Провожая меня до двери, Кирилл подал мне пуховик и сказал:
– Саш, тебе, конечно, очень идет короткая стрижка и этот цвет…
– Но?
– Когда волосы отрастут, не стриги их, пожалуйста. И не крась.
– Почему?
– Я соскучился по той девчонке, – признался он.

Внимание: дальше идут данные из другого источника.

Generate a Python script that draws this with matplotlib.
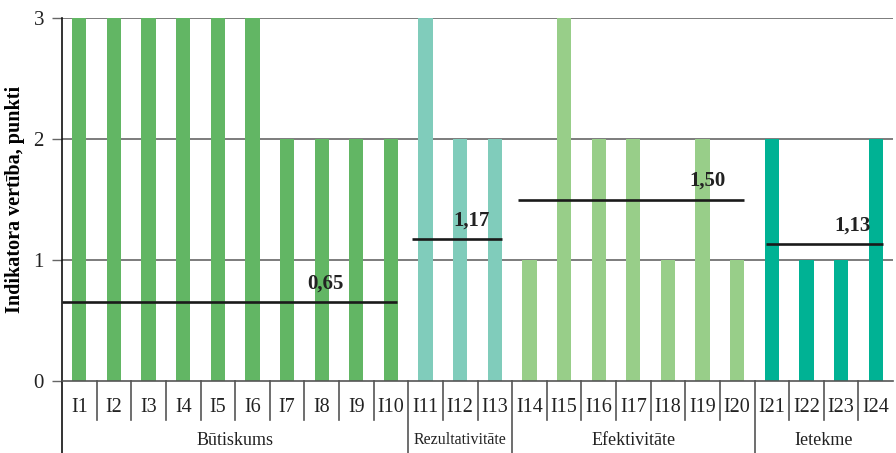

– Посмотрим, – улыбнулась я и отбыла домой.
Глава 28
Весь следующий день я посвятила разборке гардероба и упаковке багажа в свою небольшую спортивную сумку. Мне предстояло провести в санатории десять дней, два из которых я должна так блистать, чтобы затмить символ чистоты и непорочности – «Лельку». Нужно собрать всю тяжелую артиллерию и разгромить колебания Геныча, не оставить камня на камне. Я ни секунды не сомневалась, что меня ожидает победа в неравной битве. Была уверена в своих силах и в непременном мужском вероломстве. Ну и что, что он отказал мне вчера? Это ничего не значит. На чувстве долга отношения строиться не могут. Да и чувство вины, конечно, примешивается из-за ее болезни. Добрый, блин! Сердобольный.

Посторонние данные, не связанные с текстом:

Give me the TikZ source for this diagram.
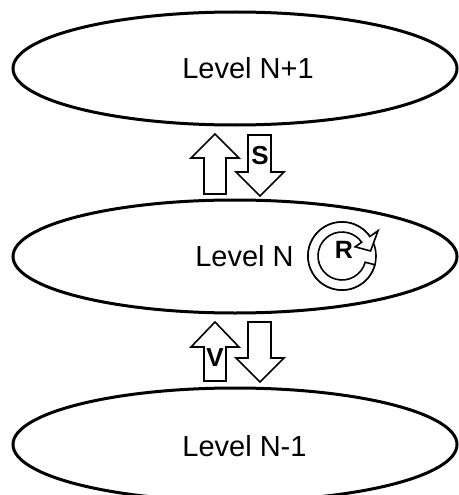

Перетряся все свои мало-мальски приличные шмотки, я осталась недовольна. С джинсами и короткими юбками порядок, майки и топики тоже есть, новый классный джемпер в наличии. А вот с халатами беда. Один толстый, махровый, в нем только из бани выходить и кутаться, когда отопление выключают. Никак не подходит для романтических свиданий. К тому же весь в затяжках от кошкиных когтей. А второй слишком простой, ситцевый, выцветший. В нем можно выйти только к мусоропроводу, и то если на лестнице нет соседей. Мне нужен новый короткий халатик, чтобы небрежно прогуливаться в нем по коридору мимо нужной комнаты. И еще купальник для бассейна, симпатичный и в меру открытый. Пусть неискушенный Геныч попробует вырваться из моих коготков!